Requirements — Every line below is to be quoted exactly, with nothing added or dropped.
==========
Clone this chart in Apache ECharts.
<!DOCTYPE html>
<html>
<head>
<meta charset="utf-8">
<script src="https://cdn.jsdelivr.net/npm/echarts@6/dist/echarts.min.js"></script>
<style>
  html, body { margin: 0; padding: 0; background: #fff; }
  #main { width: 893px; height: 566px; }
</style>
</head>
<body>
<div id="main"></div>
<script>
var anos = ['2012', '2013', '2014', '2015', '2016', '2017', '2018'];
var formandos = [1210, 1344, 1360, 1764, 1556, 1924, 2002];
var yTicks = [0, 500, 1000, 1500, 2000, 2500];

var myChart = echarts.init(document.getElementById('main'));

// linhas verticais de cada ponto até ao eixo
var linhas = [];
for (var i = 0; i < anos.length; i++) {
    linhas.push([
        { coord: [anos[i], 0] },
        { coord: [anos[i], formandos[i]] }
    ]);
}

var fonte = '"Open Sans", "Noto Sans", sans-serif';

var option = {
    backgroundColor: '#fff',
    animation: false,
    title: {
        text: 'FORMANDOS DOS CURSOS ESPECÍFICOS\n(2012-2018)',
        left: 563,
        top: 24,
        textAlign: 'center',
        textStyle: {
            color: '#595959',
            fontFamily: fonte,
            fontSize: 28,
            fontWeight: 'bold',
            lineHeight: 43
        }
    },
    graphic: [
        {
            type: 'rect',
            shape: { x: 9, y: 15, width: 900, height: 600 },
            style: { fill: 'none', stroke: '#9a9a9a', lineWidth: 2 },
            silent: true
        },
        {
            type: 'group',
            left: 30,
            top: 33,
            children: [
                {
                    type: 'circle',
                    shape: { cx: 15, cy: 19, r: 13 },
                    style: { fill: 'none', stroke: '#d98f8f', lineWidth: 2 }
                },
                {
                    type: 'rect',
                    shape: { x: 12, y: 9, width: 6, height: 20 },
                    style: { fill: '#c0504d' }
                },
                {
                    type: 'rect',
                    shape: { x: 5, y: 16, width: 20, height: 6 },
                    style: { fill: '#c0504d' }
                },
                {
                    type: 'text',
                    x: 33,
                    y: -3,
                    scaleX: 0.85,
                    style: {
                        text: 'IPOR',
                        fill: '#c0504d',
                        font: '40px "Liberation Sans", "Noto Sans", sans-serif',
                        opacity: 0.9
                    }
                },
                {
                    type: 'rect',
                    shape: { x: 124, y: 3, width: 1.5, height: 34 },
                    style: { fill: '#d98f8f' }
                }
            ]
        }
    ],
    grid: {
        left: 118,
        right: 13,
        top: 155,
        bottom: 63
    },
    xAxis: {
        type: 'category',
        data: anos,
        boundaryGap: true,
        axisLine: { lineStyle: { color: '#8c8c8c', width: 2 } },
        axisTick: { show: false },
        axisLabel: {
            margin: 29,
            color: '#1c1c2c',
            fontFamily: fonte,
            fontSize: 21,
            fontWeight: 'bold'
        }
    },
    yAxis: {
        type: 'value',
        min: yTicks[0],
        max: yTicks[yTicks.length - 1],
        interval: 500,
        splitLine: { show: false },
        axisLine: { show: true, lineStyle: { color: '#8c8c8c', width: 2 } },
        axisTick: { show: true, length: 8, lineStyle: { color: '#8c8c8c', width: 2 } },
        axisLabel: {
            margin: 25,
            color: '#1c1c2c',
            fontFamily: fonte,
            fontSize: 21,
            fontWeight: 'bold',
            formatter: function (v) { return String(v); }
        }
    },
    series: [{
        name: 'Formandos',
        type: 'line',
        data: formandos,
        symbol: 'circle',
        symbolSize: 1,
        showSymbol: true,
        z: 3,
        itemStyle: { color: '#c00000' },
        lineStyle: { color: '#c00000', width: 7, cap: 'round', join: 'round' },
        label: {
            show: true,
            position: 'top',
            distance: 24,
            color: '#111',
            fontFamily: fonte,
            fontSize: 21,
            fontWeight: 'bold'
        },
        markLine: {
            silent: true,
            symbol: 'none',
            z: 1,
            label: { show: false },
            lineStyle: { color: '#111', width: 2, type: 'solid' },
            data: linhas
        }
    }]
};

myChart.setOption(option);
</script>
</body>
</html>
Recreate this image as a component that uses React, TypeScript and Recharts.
==========
The reply —
Clone this chart in Apache ECharts.
<!DOCTYPE html>
<html>
<head>
<meta charset="utf-8">
<script src="https://cdn.jsdelivr.net/npm/echarts@6/dist/echarts.min.js"></script>
<style>
  html, body { margin: 0; padding: 0; background: #fff; }
  #main { width: 893px; height: 566px; }
</style>
</head>
<body>
<div id="main"></div>
<script>
var anos = ['2012', '2013', '2014', '2015', '2016', '2017', '2018'];
var formandos = [1210, 1344, 1360, 1764, 1556, 1924, 2002];
var yTicks = [0, 500, 1000, 1500, 2000, 2500];

var myChart = echarts.init(document.getElementById('main'));

// linhas verticais de cada ponto até ao eixo
var linhas = [];
for (var i = 0; i < anos.length; i++) {
    linhas.push([
        { coord: [anos[i], 0] },
        { coord: [anos[i], formandos[i]] }
    ]);
}

var fonte = '"Open Sans", "Noto Sans", sans-serif';

var option = {
    backgroundColor: '#fff',
    animation: false,
    title: {
        text: 'FORMANDOS DOS CURSOS ESPECÍFICOS\n(2012-2018)',
        left: 563,
        top: 24,
        textAlign: 'center',
        textStyle: {
            color: '#595959',
            fontFamily: fonte,
            fontSize: 28,
            fontWeight: 'bold',
            lineHeight: 43
        }
    },
    graphic: [
        {
            type: 'rect',
            shape: { x: 9, y: 15, width: 900, height: 600 },
            style: { fill: 'none', stroke: '#9a9a9a', lineWidth: 2 },
            silent: true
        },
        {
            type: 'group',
            left: 30,
            top: 33,
            children: [
                {
                    type: 'circle',
                    shape: { cx: 15, cy: 19, r: 13 },
                    style: { fill: 'none', stroke: '#d98f8f', lineWidth: 2 }
                },
                {
                    type: 'rect',
                    shape: { x: 12, y: 9, width: 6, height: 20 },
                    style: { fill: '#c0504d' }
                },
                {
                    type: 'rect',
                    shape: { x: 5, y: 16, width: 20, height: 6 },
                    style: { fill: '#c0504d' }
                },
                {
                    type: 'text',
                    x: 33,
                    y: -3,
                    scaleX: 0.85,
                    style: {
                        text: 'IPOR',
                        fill: '#c0504d',
                        font: '40px "Liberation Sans", "Noto Sans", sans-serif',
                        opacity: 0.9
                    }
                },
                {
                    type: 'rect',
                    shape: { x: 124, y: 3, width: 1.5, height: 34 },
                    style: { fill: '#d98f8f' }
                }
            ]
        }
    ],
    grid: {
        left: 118,
        right: 13,
        top: 155,
        bottom: 63
    },
    xAxis: {
        type: 'category',
        data: anos,
        boundaryGap: true,
        axisLine: { lineStyle: { color: '#8c8c8c', width: 2 } },
        axisTick: { show: false },
        axisLabel: {
            margin: 29,
            color: '#1c1c2c',
            fontFamily: fonte,
            fontSize: 21,
            fontWeight: 'bold'
        }
    },
    yAxis: {
        type: 'value',
        min: yTicks[0],
        max: yTicks[yTicks.length - 1],
        interval: 500,
        splitLine: { show: false },
        axisLine: { show: true, lineStyle: { color: '#8c8c8c', width: 2 } },
        axisTick: { show: true, length: 8, lineStyle: { color: '#8c8c8c', width: 2 } },
        axisLabel: {
            margin: 25,
            color: '#1c1c2c',
            fontFamily: fonte,
            fontSize: 21,
            fontWeight: 'bold',
            formatter: function (v) { return String(v); }
        }
    },
    series: [{
        name: 'Formandos',
        type: 'line',
        data: formandos,
        symbol: 'circle',
        symbolSize: 1,
        showSymbol: true,
        z: 3,
        itemStyle: { color: '#c00000' },
        lineStyle: { color: '#c00000', width: 7, cap: 'round', join: 'round' },
        label: {
            show: true,
            position: 'top',
            distance: 24,
            color: '#111',
            fontFamily: fonte,
            fontSize: 21,
            fontWeight: 'bold'
        },
        markLine: {
            silent: true,
            symbol: 'none',
            z: 1,
            label: { show: false },
            lineStyle: { color: '#111', width: 2, type: 'solid' },
            data: linhas
        }
    }]
};

myChart.setOption(option);
</script>
</body>
</html>
Recreate this image as a component that uses React, TypeScript and Recharts.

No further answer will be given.